## START

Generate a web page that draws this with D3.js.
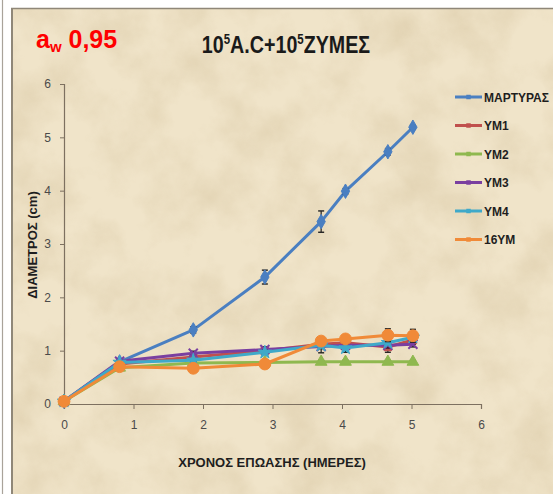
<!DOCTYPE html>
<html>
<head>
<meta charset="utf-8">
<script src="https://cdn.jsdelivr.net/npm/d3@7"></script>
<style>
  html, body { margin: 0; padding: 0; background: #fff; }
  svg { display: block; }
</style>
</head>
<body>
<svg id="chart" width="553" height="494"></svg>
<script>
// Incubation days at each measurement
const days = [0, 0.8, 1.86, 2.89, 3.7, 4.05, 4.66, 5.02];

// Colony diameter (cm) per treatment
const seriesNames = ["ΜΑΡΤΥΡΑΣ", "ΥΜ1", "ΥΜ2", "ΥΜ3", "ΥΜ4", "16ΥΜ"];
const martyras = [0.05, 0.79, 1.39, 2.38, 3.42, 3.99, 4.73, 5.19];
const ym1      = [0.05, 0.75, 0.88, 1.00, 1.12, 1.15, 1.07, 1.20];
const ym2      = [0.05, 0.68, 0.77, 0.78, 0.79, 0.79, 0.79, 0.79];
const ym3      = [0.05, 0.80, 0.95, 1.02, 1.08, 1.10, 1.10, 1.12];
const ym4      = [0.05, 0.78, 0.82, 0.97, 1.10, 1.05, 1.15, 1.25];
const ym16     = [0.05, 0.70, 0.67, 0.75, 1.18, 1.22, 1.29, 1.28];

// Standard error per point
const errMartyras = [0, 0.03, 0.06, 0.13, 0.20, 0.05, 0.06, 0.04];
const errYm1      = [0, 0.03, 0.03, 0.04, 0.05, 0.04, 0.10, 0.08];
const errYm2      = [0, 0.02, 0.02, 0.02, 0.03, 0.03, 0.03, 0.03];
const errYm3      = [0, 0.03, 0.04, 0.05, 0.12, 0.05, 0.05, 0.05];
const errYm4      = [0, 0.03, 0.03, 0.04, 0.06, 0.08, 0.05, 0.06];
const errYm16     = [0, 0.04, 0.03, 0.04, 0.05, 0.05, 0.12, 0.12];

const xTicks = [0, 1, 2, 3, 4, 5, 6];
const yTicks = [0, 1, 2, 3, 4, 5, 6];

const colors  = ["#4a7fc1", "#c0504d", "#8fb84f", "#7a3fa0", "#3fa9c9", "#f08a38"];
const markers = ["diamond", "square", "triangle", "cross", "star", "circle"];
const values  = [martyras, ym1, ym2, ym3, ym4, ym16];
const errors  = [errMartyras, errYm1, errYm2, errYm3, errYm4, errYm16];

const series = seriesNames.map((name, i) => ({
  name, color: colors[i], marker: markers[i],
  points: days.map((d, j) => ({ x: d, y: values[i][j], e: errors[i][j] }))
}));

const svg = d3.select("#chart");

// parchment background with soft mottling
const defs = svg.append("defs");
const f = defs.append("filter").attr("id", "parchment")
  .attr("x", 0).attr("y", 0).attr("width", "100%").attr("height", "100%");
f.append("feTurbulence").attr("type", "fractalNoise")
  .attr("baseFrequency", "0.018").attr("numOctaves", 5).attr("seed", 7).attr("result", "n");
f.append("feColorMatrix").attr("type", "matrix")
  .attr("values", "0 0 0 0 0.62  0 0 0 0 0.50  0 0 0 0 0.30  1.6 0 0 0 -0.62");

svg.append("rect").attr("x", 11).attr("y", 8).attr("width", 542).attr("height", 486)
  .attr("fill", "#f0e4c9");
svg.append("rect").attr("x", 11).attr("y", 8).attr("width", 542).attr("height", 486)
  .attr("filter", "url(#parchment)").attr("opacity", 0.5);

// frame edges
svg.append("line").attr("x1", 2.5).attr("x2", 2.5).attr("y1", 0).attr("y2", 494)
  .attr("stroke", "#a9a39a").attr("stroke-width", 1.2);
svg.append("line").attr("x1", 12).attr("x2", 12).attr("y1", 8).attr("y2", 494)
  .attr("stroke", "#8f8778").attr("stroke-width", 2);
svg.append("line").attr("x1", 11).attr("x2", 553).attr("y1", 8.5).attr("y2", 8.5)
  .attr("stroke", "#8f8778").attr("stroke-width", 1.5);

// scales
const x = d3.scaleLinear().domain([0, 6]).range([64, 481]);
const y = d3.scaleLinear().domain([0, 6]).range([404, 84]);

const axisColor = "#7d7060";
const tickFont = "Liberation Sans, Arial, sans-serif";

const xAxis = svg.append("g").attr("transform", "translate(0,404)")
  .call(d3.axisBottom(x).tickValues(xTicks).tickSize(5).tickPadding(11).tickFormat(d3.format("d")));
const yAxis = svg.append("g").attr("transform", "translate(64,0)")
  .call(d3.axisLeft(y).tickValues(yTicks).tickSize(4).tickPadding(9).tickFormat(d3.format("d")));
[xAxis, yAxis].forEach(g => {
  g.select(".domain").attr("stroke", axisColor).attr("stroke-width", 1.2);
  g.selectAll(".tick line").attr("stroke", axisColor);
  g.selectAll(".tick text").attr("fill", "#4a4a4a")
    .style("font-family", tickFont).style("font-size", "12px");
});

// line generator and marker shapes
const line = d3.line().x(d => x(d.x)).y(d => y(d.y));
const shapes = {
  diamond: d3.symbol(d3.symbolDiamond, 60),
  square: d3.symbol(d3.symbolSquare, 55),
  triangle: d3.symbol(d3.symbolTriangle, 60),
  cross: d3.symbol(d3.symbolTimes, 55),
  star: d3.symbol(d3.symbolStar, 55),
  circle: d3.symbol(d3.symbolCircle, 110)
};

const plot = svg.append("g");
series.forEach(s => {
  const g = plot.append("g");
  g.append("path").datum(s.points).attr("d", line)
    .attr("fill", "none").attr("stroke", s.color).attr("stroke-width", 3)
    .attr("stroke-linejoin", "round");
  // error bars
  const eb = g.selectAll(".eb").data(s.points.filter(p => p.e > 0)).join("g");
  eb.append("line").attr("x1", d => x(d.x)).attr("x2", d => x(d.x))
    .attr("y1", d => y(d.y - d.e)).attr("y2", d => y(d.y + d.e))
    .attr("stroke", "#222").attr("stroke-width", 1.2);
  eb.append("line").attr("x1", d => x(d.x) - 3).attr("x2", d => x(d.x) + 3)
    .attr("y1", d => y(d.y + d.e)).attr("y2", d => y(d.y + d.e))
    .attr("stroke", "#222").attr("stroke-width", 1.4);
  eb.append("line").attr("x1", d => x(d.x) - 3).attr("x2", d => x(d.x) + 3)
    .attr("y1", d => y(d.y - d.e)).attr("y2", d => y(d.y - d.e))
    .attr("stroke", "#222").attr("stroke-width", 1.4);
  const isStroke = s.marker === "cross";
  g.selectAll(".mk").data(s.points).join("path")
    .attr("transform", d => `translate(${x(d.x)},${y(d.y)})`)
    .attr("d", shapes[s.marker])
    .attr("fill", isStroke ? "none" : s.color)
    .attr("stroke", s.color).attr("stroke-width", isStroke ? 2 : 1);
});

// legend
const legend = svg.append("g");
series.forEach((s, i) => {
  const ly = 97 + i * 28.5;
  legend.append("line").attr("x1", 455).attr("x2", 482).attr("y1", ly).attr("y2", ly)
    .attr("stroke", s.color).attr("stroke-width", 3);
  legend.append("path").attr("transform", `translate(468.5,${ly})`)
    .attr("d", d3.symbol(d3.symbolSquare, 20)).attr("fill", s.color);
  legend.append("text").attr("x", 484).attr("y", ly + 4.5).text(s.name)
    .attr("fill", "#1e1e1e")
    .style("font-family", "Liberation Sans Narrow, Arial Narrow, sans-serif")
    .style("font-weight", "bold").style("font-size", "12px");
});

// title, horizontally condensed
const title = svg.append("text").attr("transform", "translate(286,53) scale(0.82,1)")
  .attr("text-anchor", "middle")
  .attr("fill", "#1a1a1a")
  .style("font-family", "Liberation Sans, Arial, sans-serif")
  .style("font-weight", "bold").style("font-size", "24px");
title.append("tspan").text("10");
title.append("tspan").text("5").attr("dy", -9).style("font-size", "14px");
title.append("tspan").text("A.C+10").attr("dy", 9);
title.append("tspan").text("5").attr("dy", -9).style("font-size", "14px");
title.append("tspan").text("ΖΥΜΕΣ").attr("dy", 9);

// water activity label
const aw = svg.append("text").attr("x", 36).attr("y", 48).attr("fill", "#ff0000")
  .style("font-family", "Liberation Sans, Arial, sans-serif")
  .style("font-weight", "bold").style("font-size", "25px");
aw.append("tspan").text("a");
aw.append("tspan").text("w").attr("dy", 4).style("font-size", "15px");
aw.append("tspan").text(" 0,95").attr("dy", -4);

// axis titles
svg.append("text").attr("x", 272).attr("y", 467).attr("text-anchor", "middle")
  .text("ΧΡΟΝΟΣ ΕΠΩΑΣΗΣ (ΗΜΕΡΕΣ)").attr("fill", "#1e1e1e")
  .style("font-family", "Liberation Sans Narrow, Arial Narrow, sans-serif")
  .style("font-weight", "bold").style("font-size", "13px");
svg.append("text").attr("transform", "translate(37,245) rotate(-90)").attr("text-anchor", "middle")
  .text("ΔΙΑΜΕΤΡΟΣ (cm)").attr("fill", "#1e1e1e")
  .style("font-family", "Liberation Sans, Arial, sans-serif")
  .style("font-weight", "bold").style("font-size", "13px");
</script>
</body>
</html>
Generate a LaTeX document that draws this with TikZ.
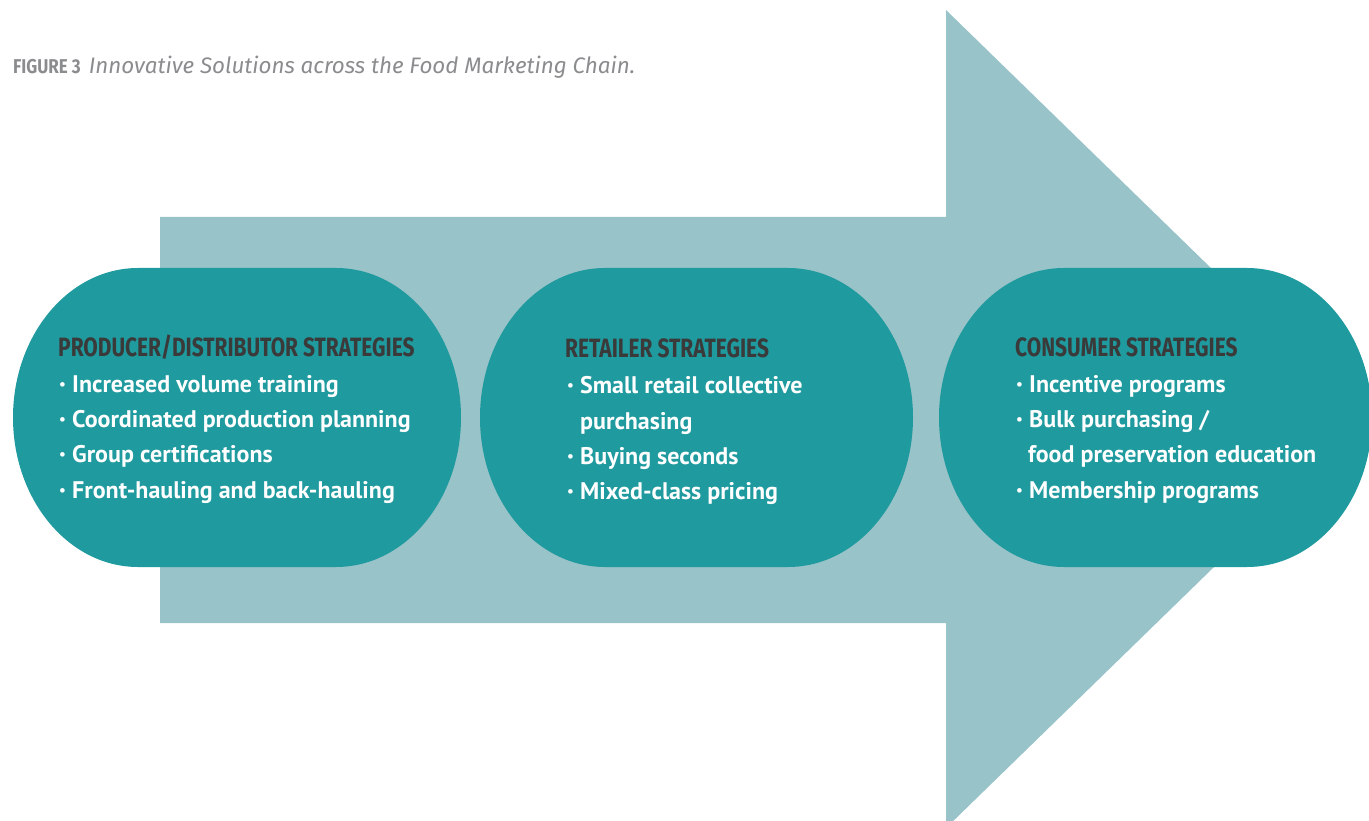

## END

* What is needed
Copy every line above that holds the word "draws".

* Correct output
Generate a web page that draws this with D3.js.
Generate a LaTeX document that draws this with TikZ.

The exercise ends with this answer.